Problem to solve: In your copy, include every line of the listing below exactly but none of the pictures.

◆ ◆ ◆ ◆ ◆

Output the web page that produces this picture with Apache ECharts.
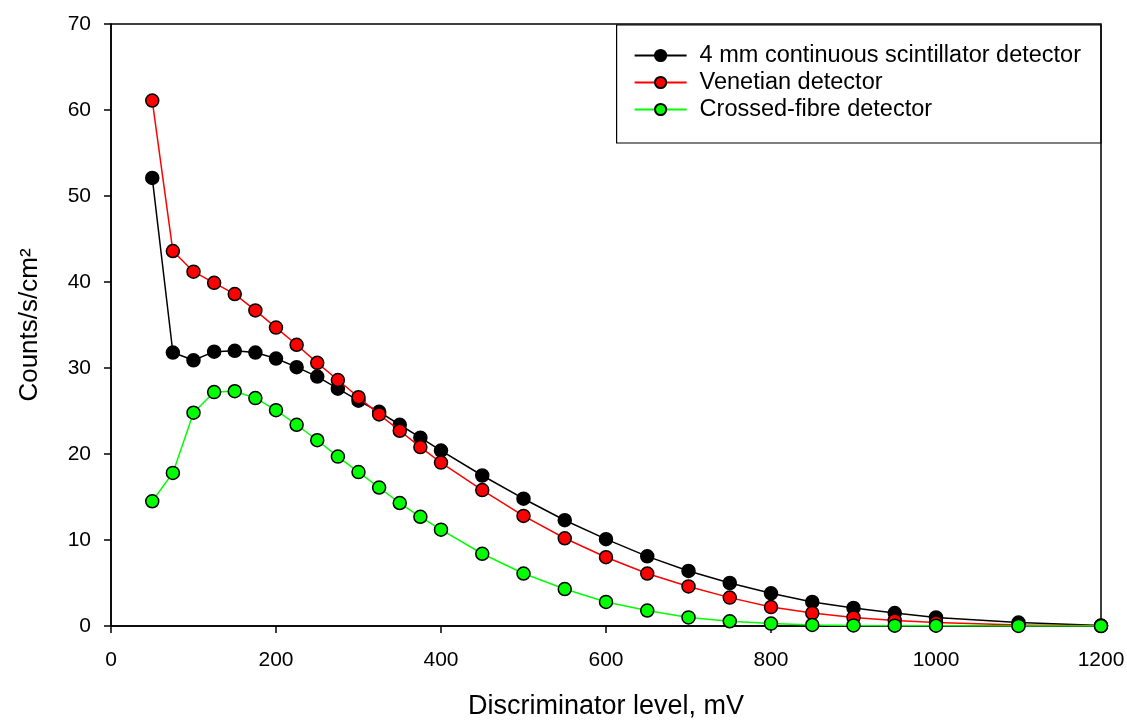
<!DOCTYPE html>
<html>
<head>
<meta charset="utf-8">
<script src="https://cdn.jsdelivr.net/npm/echarts@6/dist/echarts.min.js"></script>
<style>
  html, body { margin: 0; padding: 0; background: #fff; }
  #chart { width: 1127px; height: 720px; }
</style>
</head>
<body>
<div id="chart"></div>
<script>
// discriminator levels, mV
const levels = [50, 75, 100, 125, 150, 175, 200, 225, 250, 275, 300, 325, 350, 375, 400,
  450, 500, 550, 600, 650, 700, 750, 800, 850, 900, 950, 1000, 1100, 1200];

// counts/s/cm2 per detector
const continuous = [52.1, 31.8, 30.9, 31.9, 32.0, 31.8, 31.1, 30.1, 29.0, 27.6, 26.2, 24.9, 23.4, 21.9, 20.4,
  17.5, 14.8, 12.3, 10.1, 8.1, 6.4, 5.0, 3.8, 2.8, 2.1, 1.5, 1.0, 0.4, 0.05];
const venetian = [61.1, 43.6, 41.2, 39.9, 38.6, 36.7, 34.7, 32.7, 30.6, 28.6, 26.6, 24.6, 22.7, 20.8, 19.0,
  15.8, 12.8, 10.2, 8.0, 6.1, 4.6, 3.3, 2.2, 1.5, 1.0, 0.65, 0.4, 0.12, 0.02];
const crossed = [14.5, 17.8, 24.8, 27.2, 27.3, 26.5, 25.1, 23.4, 21.6, 19.7, 17.9, 16.1, 14.3, 12.7, 11.2,
  8.4, 6.1, 4.3, 2.8, 1.8, 1.0, 0.55, 0.28, 0.12, 0.07, 0.04, 0.03, 0.01, 0.0];

const seriesNames = ['4 mm continuous scintillator detector', 'Venetian detector', 'Crossed-fibre detector'];
const seriesColors = ['#000000', '#ff0000', '#00ff00'];
const seriesValues = [continuous, venetian, crossed];

const font = 'Liberation Sans, Arial, sans-serif';

const chart = echarts.init(document.getElementById('chart'), null, { renderer: 'canvas' });

const makeSeries = (name, i) => ({
  name: name,
  type: 'line',
  data: levels.map((x, k) => [x, seriesValues[i][k]]),
  symbol: 'circle',
  symbolSize: 13,
  lineStyle: { color: seriesColors[i], width: 1.5 },
  itemStyle: { color: seriesColors[i], borderColor: '#000', borderWidth: 1.5 },
  emphasis: { disabled: true },
  z: 2 + i
});

chart.setOption({
  animation: false,
  backgroundColor: '#fff',
  grid: {
    left: 111, right: 26, top: 24, bottom: 94,
    show: true, borderColor: '#000', borderWidth: 1.5,
    outerBoundsMode: 'none'
  },
  legend: {
    right: 26,
    top: 25,
    orient: 'vertical',
    align: 'left',
    borderColor: '#000',
    borderWidth: 1.2,
    padding: [17, 20, 20, 17],
    itemWidth: 52,
    itemHeight: 14,
    itemGap: 0,
    textStyle: { fontFamily: font, fontSize: 23.5, color: '#000', lineHeight: 27, padding: [0, 0, 0, 8] },
    data: seriesNames
  },
  xAxis: {
    type: 'value',
    min: 0, max: 1200, interval: 200,
    name: 'Discriminator level, mV',
    nameLocation: 'middle',
    nameGap: 67,
    nameTextStyle: { fontFamily: font, fontSize: 27, color: '#000' },
    axisLine: { show: true, onZero: false, lineStyle: { color: '#000', width: 1.5 } },
    axisTick: { show: true, inside: false, length: 7, lineStyle: { color: '#000', width: 1.5 } },
    axisLabel: { fontFamily: font, fontSize: 21, color: '#000', margin: 24, formatter: v => String(v) },
    splitLine: { show: false }
  },
  yAxis: {
    type: 'value',
    min: 0, max: 70, interval: 10,
    name: 'Counts/s/cm²',
    nameLocation: 'middle',
    nameRotate: 90,
    nameGap: 68,
    nameTextStyle: { fontFamily: font, fontSize: 26, color: '#000' },
    axisLine: { show: true, onZero: false, lineStyle: { color: '#000', width: 1.5 } },
    axisTick: { show: true, inside: false, length: 7, lineStyle: { color: '#000', width: 1.5 } },
    axisLabel: { fontFamily: font, fontSize: 21, color: '#000', margin: 20 },
    splitLine: { show: false }
  },
  series: seriesNames.map(makeSeries)
});
</script>
</body>
</html>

◆ ◆ ◆ ◆ ◆

Task answer:
Output the web page that produces this picture with Apache ECharts.
<!DOCTYPE html>
<html>
<head>
<meta charset="utf-8">
<script src="https://cdn.jsdelivr.net/npm/echarts@6/dist/echarts.min.js"></script>
<style>
  html, body { margin: 0; padding: 0; background: #fff; }
  #chart { width: 1127px; height: 720px; }
</style>
</head>
<body>
<div id="chart"></div>
<script>
// discriminator levels, mV
const levels = [50, 75, 100, 125, 150, 175, 200, 225, 250, 275, 300, 325, 350, 375, 400,
  450, 500, 550, 600, 650, 700, 750, 800, 850, 900, 950, 1000, 1100, 1200];

// counts/s/cm2 per detector
const continuous = [52.1, 31.8, 30.9, 31.9, 32.0, 31.8, 31.1, 30.1, 29.0, 27.6, 26.2, 24.9, 23.4, 21.9, 20.4,
  17.5, 14.8, 12.3, 10.1, 8.1, 6.4, 5.0, 3.8, 2.8, 2.1, 1.5, 1.0, 0.4, 0.05];
const venetian = [61.1, 43.6, 41.2, 39.9, 38.6, 36.7, 34.7, 32.7, 30.6, 28.6, 26.6, 24.6, 22.7, 20.8, 19.0,
  15.8, 12.8, 10.2, 8.0, 6.1, 4.6, 3.3, 2.2, 1.5, 1.0, 0.65, 0.4, 0.12, 0.02];
const crossed = [14.5, 17.8, 24.8, 27.2, 27.3, 26.5, 25.1, 23.4, 21.6, 19.7, 17.9, 16.1, 14.3, 12.7, 11.2,
  8.4, 6.1, 4.3, 2.8, 1.8, 1.0, 0.55, 0.28, 0.12, 0.07, 0.04, 0.03, 0.01, 0.0];

const seriesNames = ['4 mm continuous scintillator detector', 'Venetian detector', 'Crossed-fibre detector'];
const seriesColors = ['#000000', '#ff0000', '#00ff00'];
const seriesValues = [continuous, venetian, crossed];

const font = 'Liberation Sans, Arial, sans-serif';

const chart = echarts.init(document.getElementById('chart'), null, { renderer: 'canvas' });

const makeSeries = (name, i) => ({
  name: name,
  type: 'line',
  data: levels.map((x, k) => [x, seriesValues[i][k]]),
  symbol: 'circle',
  symbolSize: 13,
  lineStyle: { color: seriesColors[i], width: 1.5 },
  itemStyle: { color: seriesColors[i], borderColor: '#000', borderWidth: 1.5 },
  emphasis: { disabled: true },
  z: 2 + i
});

chart.setOption({
  animation: false,
  backgroundColor: '#fff',
  grid: {
    left: 111, right: 26, top: 24, bottom: 94,
    show: true, borderColor: '#000', borderWidth: 1.5,
    outerBoundsMode: 'none'
  },
  legend: {
    right: 26,
    top: 25,
    orient: 'vertical',
    align: 'left',
    borderColor: '#000',
    borderWidth: 1.2,
    padding: [17, 20, 20, 17],
    itemWidth: 52,
    itemHeight: 14,
    itemGap: 0,
    textStyle: { fontFamily: font, fontSize: 23.5, color: '#000', lineHeight: 27, padding: [0, 0, 0, 8] },
    data: seriesNames
  },
  xAxis: {
    type: 'value',
    min: 0, max: 1200, interval: 200,
    name: 'Discriminator level, mV',
    nameLocation: 'middle',
    nameGap: 67,
    nameTextStyle: { fontFamily: font, fontSize: 27, color: '#000' },
    axisLine: { show: true, onZero: false, lineStyle: { color: '#000', width: 1.5 } },
    axisTick: { show: true, inside: false, length: 7, lineStyle: { color: '#000', width: 1.5 } },
    axisLabel: { fontFamily: font, fontSize: 21, color: '#000', margin: 24, formatter: v => String(v) },
    splitLine: { show: false }
  },
  yAxis: {
    type: 'value',
    min: 0, max: 70, interval: 10,
    name: 'Counts/s/cm²',
    nameLocation: 'middle',
    nameRotate: 90,
    nameGap: 68,
    nameTextStyle: { fontFamily: font, fontSize: 26, color: '#000' },
    axisLine: { show: true, onZero: false, lineStyle: { color: '#000', width: 1.5 } },
    axisTick: { show: true, inside: false, length: 7, lineStyle: { color: '#000', width: 1.5 } },
    axisLabel: { fontFamily: font, fontSize: 21, color: '#000', margin: 20 },
    splitLine: { show: false }
  },
  series: seriesNames.map(makeSeries)
});
</script>
</body>
</html>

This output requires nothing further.